Here is what Christian Teubner, author of The Pasta Bible, has to say on the subject: “Pasta dough consisting only of flour and water is made much better in factories than it can ever be at home.” He says factories have better access to special varieties of flour and the machinery to manipulate it adequately. So technically, he leaves the door open for flour-and-water pastas, but he sure doesn’t provide any recipes for eggless pasta. Neither does Marcella Hazan or the authors of many of the other cookbooks sagging on our overburdened Italian cookbook shelves.
But Guiliano Bugialli, author of numerous Italian cookbooks including The Fine Art of Italian Cooking says pasta from the area around Genoa has traditionally been eggless. The pasta he presents is called trenette, which, he says, is commonly confused with tagliatelle or fettuccine (flat strips about 1/4-inch wide), but which is significantly different in two ways: one edge is curly and there are no eggs in the dough. And while he laments that packaged pasta is replacing fresh all too often in Genoa these days, he says he still knows people “of the older generation” who make fresh trenette.

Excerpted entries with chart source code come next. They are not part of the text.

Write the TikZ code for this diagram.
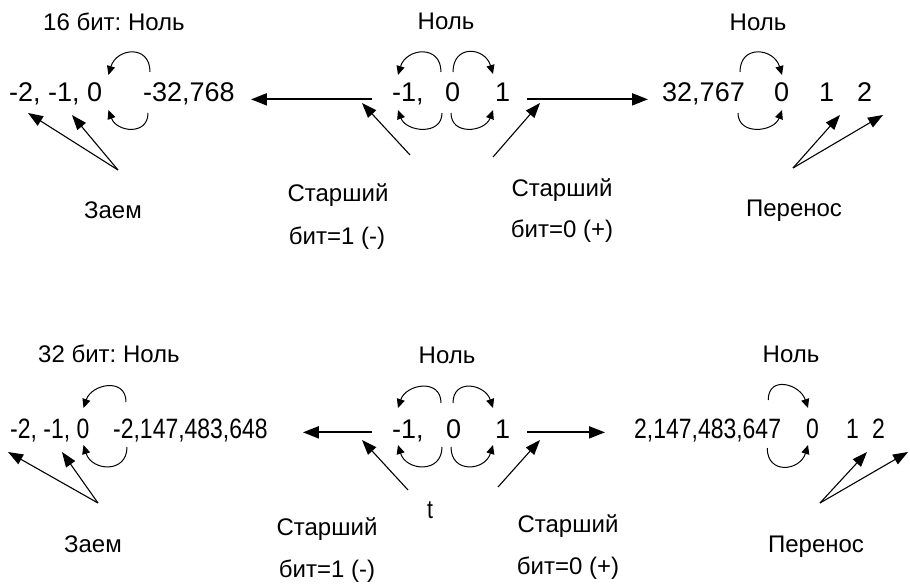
\documentclass[tikz,border=0pt]{standalone}
\usepackage{fontspec}
\setmainfont{Liberation Sans}
\newfontfamily\narrowfont[FakeStretch=0.82]{Liberation Sans}
\usepackage{tikz}
\usetikzlibrary{arrows.meta}
\frenchspacing

\begin{document}
\begin{tikzpicture}[
    x=1pt,
    y=-1pt,
    num/.style={
        font=\fontsize{27}{32}\selectfont,
        inner sep=0pt,
        anchor=base west
    },
    nnum/.style={
        font=\narrowfont\fontsize{28}{33}\selectfont,
        inner sep=0pt,
        anchor=base west
    },
    lbl/.style={
        font=\fontsize{24}{28}\selectfont,
        inner sep=0pt,
        anchor=base
    },
    arr/.style={-{Triangle[length=16pt,width=12pt]}, line width=2pt},
    ptr/.style={-{Triangle[length=15pt,width=11pt]}, line width=1.1pt},
    turn/.style={-{Triangle[length=9pt,width=8pt]}, line width=1pt}
]
\useasboundingbox (0,0) rectangle (910,585);

% first row: 16 bit
\node[lbl,anchor=base west] (head1) at (43,31) {16 бит: Ноль};
\node[lbl] (zc1) at (446,30) {Ноль};
\node[lbl] (zr1) at (758,31) {Ноль};

\node[num] (lo1) at (9,102) {-2, -1, 0};
\node[num] (mn1) at (143,102) {-32,768};
\node[num] (c1) at (392,102) {-1,};
\node[num] (z1) at (445,102) {0};
\node[num] (p1) at (495,102) {1};
\node[num] (mx1) at (662,102) {32,767};
\node[num] (z1r) at (774,102) {0};
\node[num] (o1) at (819,102) {1};
\node[num] (t1) at (857,102) {2};

\node[lbl] (ze1) at (113,219) {Заем};
\node[lbl] (sl1a) at (338,202) {Старший};
\node[lbl] (sl1b) at (337,245) {бит=1 (-)};
\node[lbl] (sr1a) at (562,197) {Старший};
\node[lbl] (sr1b) at (562,238) {бит=0 (+)};
\node[lbl] (pe1) at (794,217) {Перенос};

\draw[arr] ([xshift=-20pt]c1.mid west) -- ([xshift=16pt]mn1.mid east);
\draw[arr] ([xshift=17pt]p1.mid east) -- ([xshift=-14pt]mx1.mid west);

\draw[turn] ([shift={(7,-30)}]mn1.base west) .. controls +(0,-28) and +(8,-27) .. ([shift={(6,-27)}]lo1.base east);
\draw[turn] ([shift={(5,11)}]mn1.base west) .. controls +(0,23) and +(8,22) .. ([shift={(6,8)}]lo1.base east);
\draw[turn] ([shift={(-4,-30)}]z1.base west) .. controls +(0,-28) and +(8,-27) .. ([shift={(6,-27)}]c1.base west);
\draw[turn] ([shift={(8,-30)}]z1.base west) .. controls +(0,-28) and +(-8,-27) .. ([shift={(-2,-28)}]p1.base west);
\draw[turn] ([shift={(-3,11)}]z1.base west) .. controls +(0,23) and +(8,22) .. ([shift={(6,8)}]c1.base west);
\draw[turn] ([shift={(6,11)}]z1.base west) .. controls +(0,23) and +(-8,22) .. ([shift={(-2,8)}]p1.base west);
\draw[turn] ([shift={(-5,-30)}]mx1.base east) .. controls +(0,-28) and +(-8,-27) .. ([shift={(8,-27)}]z1r.base west);
\draw[turn] ([shift={(-7,11)}]mx1.base east) .. controls +(0,23) and +(-8,22) .. ([shift={(8,8)}]z1r.base west);

\coordinate (zb1) at (118,170);
\coordinate (sl1) at (410,155);
\coordinate (sr1) at (493,157);
\coordinate (pb1) at (793,168);
\draw[ptr] (zb1) -- ([shift={(19,11)}]lo1.base west);
\draw[ptr] (zb1) -- ([shift={(63,13)}]lo1.base west);
\draw[ptr] (sl1) -- ([shift={(-30,1)}]c1.base west);
\draw[ptr] (sr1) -- ([shift={(45,1)}]p1.base west);
\draw[ptr] (pb1) -- ([shift={(21,13)}]o1.base west);
\draw[ptr] (pb1) -- ([shift={(26,13)}]t1.base west);

% second row: 32 bit
\node[lbl,anchor=base west] (head2) at (38,362) {32 бит: Ноль};
\node[lbl] (zc2) at (447,363) {Ноль};
\node[lbl] (zr2) at (791,362) {Ноль};

\node[nnum] (lo2) at (10,438) {-2, -1, 0};
\node[nnum] (mn2) at (113,438) {-2,147,483,648};
\node[num] (c2) at (392,438) {-1,};
\node[num] (z2) at (446,438) {0};
\node[num] (p2) at (495,438) {1};
\node[nnum] (mx2) at (634,438) {2,147,483,647};
\node[nnum] (z2r) at (806,438) {0};
\node[nnum] (o2) at (846,438) {1};
\node[nnum] (t2) at (872,438) {2};

\node[lbl] (ze2) at (93,552) {Заем};
\node[lbl] (sl2a) at (327,535) {Старший};
\node[lbl] (sl2b) at (327,577) {бит=1 (-)};
\node[lbl] (sr2a) at (568,532) {Старший};
\node[lbl] (sr2b) at (568,574) {бит=0 (+)};
\node[lbl] (pe2) at (816,552) {Перенос};
\node[font=\narrowfont\fontsize{26}{30}\selectfont,inner sep=0pt,anchor=base] (tt) at (430,518) {t};

\draw[arr] ([shift={(-20,-3)}]c2.mid west) -- ([shift={(35,-3)}]mn2.mid east);
\draw[arr] ([shift={(17,-3)}]p2.mid east) -- ([shift={(-29,-3)}]mx2.mid west);

\draw[turn] ([shift={(13,-36)}]mn2.base west) .. controls +(0,-25) and +(8,-24) .. ([shift={(-6,-30)}]lo2.base east);
\draw[turn] ([shift={(14,9)}]mn2.base west) .. controls +(0,27) and +(8,26) .. ([shift={(-6,7)}]lo2.base east);
\draw[turn] ([shift={(-5,-35)}]z2.base west) .. controls +(0,-25) and +(8,-24) .. ([shift={(6,-30)}]c2.base west);
\draw[turn] ([shift={(7,-35)}]z2.base west) .. controls +(0,-25) and +(-8,-24) .. ([shift={(-2,-30)}]p2.base west);
\draw[turn] ([shift={(-4,9)}]z2.base west) .. controls +(0,27) and +(8,26) .. ([shift={(6,7)}]c2.base west);
\draw[turn] ([shift={(5,9)}]z2.base west) .. controls +(0,27) and +(-8,26) .. ([shift={(-2,7)}]p2.base west);
\draw[turn] ([shift={(-13,-38)}]mx2.base east) .. controls +(0,-25) and +(-8,-24) .. ([shift={(2,-30)}]z2r.base west);
\draw[turn] ([shift={(-14,10)}]mx2.base east) .. controls +(0,27) and +(-8,26) .. ([shift={(2,7)}]z2r.base west);

\coordinate (zb2) at (98,503);
\coordinate (sl2) at (408,490);
\coordinate (sr2) at (498,487);
\coordinate (pb2) at (820,503);
\draw[ptr] (zb2) -- ([shift={(-2,14)}]lo2.base west);
\draw[ptr] (zb2) -- ([shift={(52,14)}]lo2.base west);
\draw[ptr] (sl2) -- ([shift={(-30,2)}]c2.base west);
\draw[ptr] (sr2) -- ([shift={(45,2)}]p2.base west);
\draw[ptr] (pb2) -- ([shift={(21,14)}]o2.base west);
\draw[ptr] (pb2) -- ([shift={(36,14)}]t2.base west);

\end{tikzpicture}
\end{document}
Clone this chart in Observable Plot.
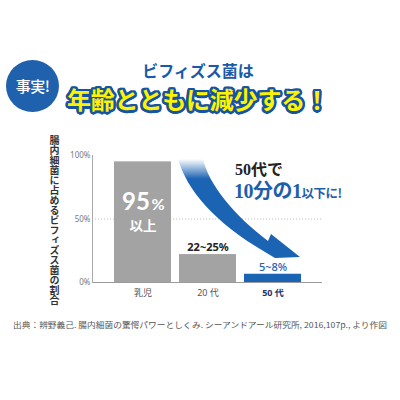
<!DOCTYPE html>
<html><head><meta charset="utf-8">
<script src="https://cdn.jsdelivr.net/npm/d3@7"></script>
<script src="https://cdn.jsdelivr.net/npm/@observablehq/plot@0.6"></script>
<style>
body{margin:0;background:#fff;}
#root{position:relative;width:400px;height:400px;background:#fff;overflow:hidden;font-family:"Noto Sans CJK JP","Noto Sans",sans-serif;}
.circle{position:absolute;left:6px;top:60px;width:53px;height:52px;border-radius:50%;background:#2061ad;color:#fff;font-size:15px;line-height:52px;text-align:center;font-weight:500;letter-spacing:-0.5px;}
.sub{position:absolute;left:0;width:396px;text-align:center;top:62px;font-size:16px;font-weight:700;line-height:1;color:#1a5aa8;text-shadow:0 0 2px #fff,0 0 2px #fff;}
.main{position:absolute;left:67px;top:87px;font-size:24px;font-weight:700;line-height:1;white-space:nowrap;letter-spacing:-0.2px;color:#fff200;
  text-shadow:
   2.5px 0 0 #1553a5,-2.5px 0 0 #1553a5,0 2.5px 0 #1553a5,0 -2.5px 0 #1553a5,
   1.8px 1.8px 0 #1553a5,-1.8px 1.8px 0 #1553a5,1.8px -1.8px 0 #1553a5,-1.8px -1.8px 0 #1553a5,
   2.3px 1px 0 #1553a5,-2.3px 1px 0 #1553a5,2.3px -1px 0 #1553a5,-2.3px -1px 0 #1553a5,
   1px 2.3px 0 #1553a5,-1px 2.3px 0 #1553a5,1px -2.3px 0 #1553a5,-1px -2.3px 0 #1553a5,
   0 0 4px #fff,0 0 4px #fff;}
.ylab{position:absolute;left:49px;top:135px;writing-mode:vertical-rl;font-size:10px;font-weight:700;color:#333;line-height:11px;}
#chart{position:absolute;left:0;top:130px;}
.ann1{position:absolute;left:235px;top:162px;font-size:16px;font-weight:700;color:#222;font-family:"Liberation Serif","Noto Sans CJK JP",serif;line-height:1;}
.ann2{position:absolute;left:234px;top:181px;font-size:20px;font-weight:700;color:#1f5faa;font-family:"Liberation Serif","Noto Sans CJK JP",serif;line-height:1;white-space:nowrap;letter-spacing:-0.5px;}
.ann2 span{font-size:12.5px;font-family:"Noto Sans CJK JP",sans-serif;}
.cap{position:absolute;left:13px;top:321px;font-size:8px;color:#555;white-space:nowrap;transform-origin:0 0;line-height:1;}
</style></head>
<body>
<div id="root">
  <div class="circle">事実!</div>
  <div class="sub" id="sub"></div>
  <div class="main" id="main"></div>
  <div class="ylab" id="ylab"></div>
  <div id="chart"></div>
  <div class="ann1" id="ann1"></div>
  <div class="ann2" id="ann2"></div>
  <div class="cap" id="cap"></div>
</div>
<script>
// ---- data ----
const categories = ["乳児", "20代", "50代"];
const tickLabels = ["乳児", "20 代", "50 代"];
const values = [95, 22, 6.5];
const valueLabels = ["95%以上", "22~25%", "5~8%"];
const yTicks = [0, 50, 100];
const subtitle = "ビフィズス菌は";
const title = "年齢とともに減少する！";
const yTitle = "腸内細菌に占めるビフィズス菌の割合";
const note1 = "50代で";
const note2a = "10分の1";
const note2b = "以下に!";
const caption = "出典：辨野義己. 腸内細菌の驚愕パワーとしくみ. シーアンドアール研究所, 2016,107p., より作図";

const GRAY = "#a3a3a3";
const BLUE = "#1b63b3";

document.getElementById("sub").textContent = subtitle;
document.getElementById("main").textContent = title;
document.getElementById("ylab").textContent = yTitle;
document.getElementById("ann1").textContent = note1;
document.getElementById("ann2").innerHTML = note2a + "<span>" + note2b + "</span>";
const cap = document.getElementById("cap");
cap.textContent = caption;

const data = categories.map((c, i) => ({cat: c, value: values[i], tick: tickLabels[i], label: valueLabels[i]}));
const first = data.filter(d => d.cat === "乳児");
const mid = data.filter(d => d.cat === "20代");
const last = data.filter(d => d.cat === "50代");
const others = data.filter(d => d.cat !== "50代");

// curved arrow annotation, anchored on the scales
function arrowMark() {
  return (index, scales, values, dim, context) => {
    const ax = scales.x("20代"), ay = scales.y(100);
    const p = (dx, dy) => [ax + dx, ay + dy];
    const pts = {
      P0: p(-1, 4), c1: p(8, 35), c2: p(35, 67), Oe: p(86, 97),
      L: p(96, 103), T: p(121, 102), U: p(92, 79), Ie: p(89, 86),
      c3: p(55, 60), c4: p(30, 30), P1: p(24, 4)
    };
    const f = k => pts[k].join(",");
    const d = `M${f("P0")}C${f("c1")} ${f("c2")} ${f("Oe")}L${f("L")}L${f("T")}L${f("U")}L${f("Ie")}C${f("c3")} ${f("c4")} ${f("P1")}Z`;
    const g = d3.create("svg:g");
    const grad = g.append("defs").append("linearGradient")
      .attr("id", "arrowfade").attr("gradientUnits", "userSpaceOnUse")
      .attr("x1", 0).attr("x2", 0).attr("y1", ay + 4).attr("y2", ay + 24);
    grad.append("stop").attr("offset", 0).attr("stop-color", "#fff");
    grad.append("stop").attr("offset", 1).attr("stop-color", BLUE);
    g.append("path").attr("d", d).attr("fill", "url(#arrowfade)");
    return g.node();
  };
}

const NUMFONT = 'Lato,"Open Sans",sans-serif';
const chart = Plot.plot({
  width: 400, height: 180,
  marginTop: 25, marginBottom: 28, marginLeft: 92, marginRight: 78,
  x: {domain: categories, range: [113, 303], paddingInner: 0.12, paddingOuter: 0, axis: null},
  y: {domain: [0, 100], axis: null},
  style: {fontFamily: '"Noto Sans","Noto Sans CJK JP",sans-serif', background: "transparent", overflow: "visible"},
  marks: [
    Plot.ruleY([50], {stroke: "#c4c4c4", strokeDasharray: "1.2,1.8"}),
    Plot.barY(others, {x: "cat", y: "value", fill: GRAY}),
    Plot.barY(last, {x: "cat", y: "value", fill: BLUE}),
    Plot.ruleY([0], {stroke: "#9a9a9a"}),
    Plot.frame({anchor: "left", stroke: "#aaa"}),
    Plot.axisY({ticks: yTicks, tickSize: 0, tickPadding: 2, tickFormat: d => d + "%", fontSize: 8, color: "#7a7a7a", label: null}),
    arrowMark(),
    // value labels
    Plot.text(first, {x: "cat", y: "value", text: d => d.label.split("%")[0], dx: -7, dy: 40, fontSize: 24, fontWeight: "bold", fill: "#fff", fontFamily: NUMFONT}),
    Plot.text(first, {x: "cat", y: "value", text: () => "%", dx: 15, dy: 43, fontSize: 16, fontWeight: "bold", fill: "#fff", fontFamily: NUMFONT}),
    Plot.text(first, {x: "cat", y: "value", text: d => d.label.split("%")[1], dy: 64.5, fontSize: 13.5, fontWeight: "bold", fill: "#fff"}),
    Plot.text(mid, {x: "cat", y: "value", text: "label", dy: -7, fontSize: 11, fontWeight: "bold", fill: "#222"}),
    Plot.text(last, {x: "cat", y: "value", text: "label", dy: -7, fontSize: 11, fontWeight: "500", fill: BLUE}),
    // category labels
    Plot.text(others, {x: "cat", y: 0, text: "tick", dy: 11, fontSize: 9, fill: "#555"}),
    Plot.text(last, {x: "cat", y: 0, text: "tick", dy: 11, fontSize: 9, fontWeight: "bold", fill: "#1c3566"})
  ]
});
document.getElementById("chart").appendChild(chart);

// fit caption width to the reference
const w = cap.getBoundingClientRect().width;
cap.style.transform = `scaleX(${374 / w})`;
</script>
</body></html>
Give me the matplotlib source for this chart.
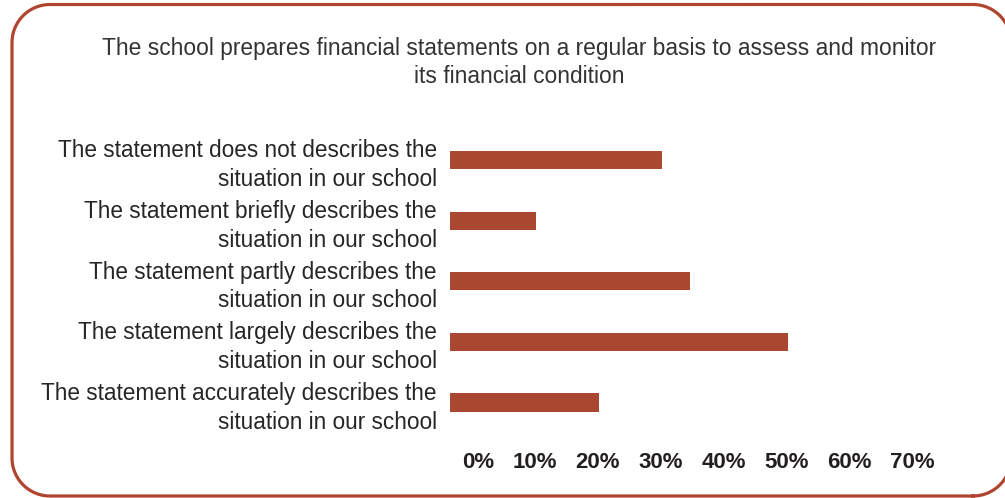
import matplotlib
matplotlib.use("Agg")
import matplotlib.pyplot as plt
import matplotlib.transforms as mtransforms
import numpy as np

# Survey answers, listed from the bottom bar to the top bar
categories = [
    "The statement accurately describes the\nsituation in our school",
    "The statement largely describes the\nsituation in our school",
    "The statement partly describes the\nsituation in our school",
    "The statement briefly describes the\nsituation in our school",
    "The statement does not describes the\nsituation in our school",
]
shares = [20, 50, 34.5, 10, 30]  # percent of schools
tick_values = [0, 10, 20, 30, 40, 50, 60, 70]
tick_labels = ["0%", "10%", "20%", "30%", "40%", "50%", "60%", "70%"]
title = ("The school prepares financial statements on a regular basis to assess and monitor\n"
         "its financial condition")

BAR_COLOR = "#AA4731"
FRAME_COLOR = "#B0452F"
W, H = 1005, 498

plt.rcParams["font.family"] = ["Liberation Sans", "DejaVu Sans"]

fig = plt.figure(figsize=(W / 100, H / 100), dpi=100)


def rounded_outline(x0, y0, x1, y1, r, n=40):
    # closed outline of a rectangle with quarter-circle corners
    xs, ys = [], []
    corners = [(x1 - r, y0 + r, 270), (x1 - r, y1 - r, 0),
               (x0 + r, y1 - r, 90), (x0 + r, y0 + r, 180)]
    for cx, cy, start in corners:
        t = np.radians(np.linspace(start, start + 90, n))
        xs.extend(cx + r * np.cos(t))
        ys.extend(cy + r * np.sin(t))
    xs.append(xs[0])
    ys.append(ys[0])
    return xs, ys


# frame drawn in pixel coordinates (y grows upwards)
bg = fig.add_axes([0, 0, 1, 1])
bg.set_xlim(0, W)
bg.set_ylim(0, H)
bg.axis("off")
fx, fy = rounded_outline(12, 2, 1011, 493.5, 38)
bg.plot(fx, fy, color=FRAME_COLOR, linewidth=2.3, solid_joinstyle="round")

# bars hang a little to the left of the zero line
overhang = 3.65
ax = fig.add_axes([450 / W, 0.1309, (945.5 - 450) / W, 0.6087])
ax.barh(range(len(categories)), [s + overhang for s in shares],
        left=-overhang, height=0.297, color=BAR_COLOR)
ax.set_xlim(-overhang, 75)
ax.set_ylim(-0.5, len(categories) - 0.5)

ax.set_yticks(range(len(categories)))
ax.set_yticklabels(categories, fontsize=16.25, color="#262626", ha="right",
                   linespacing=1.31)
ax.tick_params(axis="y", length=0, pad=9.4)

ax.set_xticks(tick_values)
ax.set_xticklabels(tick_labels, fontsize=16, fontweight="bold", color="#231F20", ha="right")
ax.tick_params(axis="x", length=0, pad=14)
shift = mtransforms.ScaledTranslation(21 / 100, 0, fig.dpi_scale_trans)
for lbl in ax.get_xticklabels():
    lbl.set_transform(lbl.get_transform() + shift)

for side in ax.spines.values():
    side.set_visible(False)
ax.patch.set_alpha(0)

fig.text(519 / W, 1 - 83 / H, title, ha="center", va="baseline",
         fontsize=16.4, color="#333333", linespacing=1.3)

fig.savefig("out.png", dpi=100)
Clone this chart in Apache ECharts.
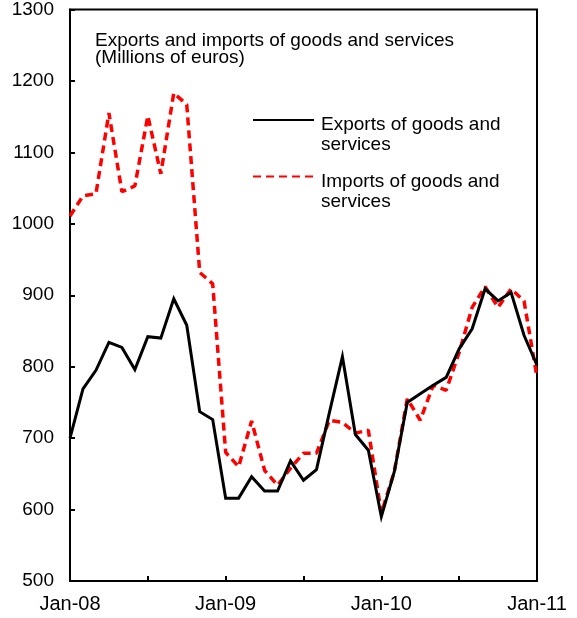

The ingredients for trenette are 2-1/2 cups unbleached all-purpose flour, 1 cup of cold water, 2 teaspoons of olive oil, and a pinch of salt. The pasta can be made by hand, the same as a pasta with eggs, by making a well in the flour on a flat surface, putting the water, oil and salt into the well, and gradually incorporating the flour into the wet ingredients. Once the mixture has come together, knead it until you have a smooth ball.
You can also make it in a food processor. Once the dough is formed, roll it by hand or using a pasta machine. Then, if you want to be authentic – and who doesn’t? – you cut it by hand, using a knife on one side of each strip and a jagged pastry cutter on the other. A traditional dressing for this pasta is pesto.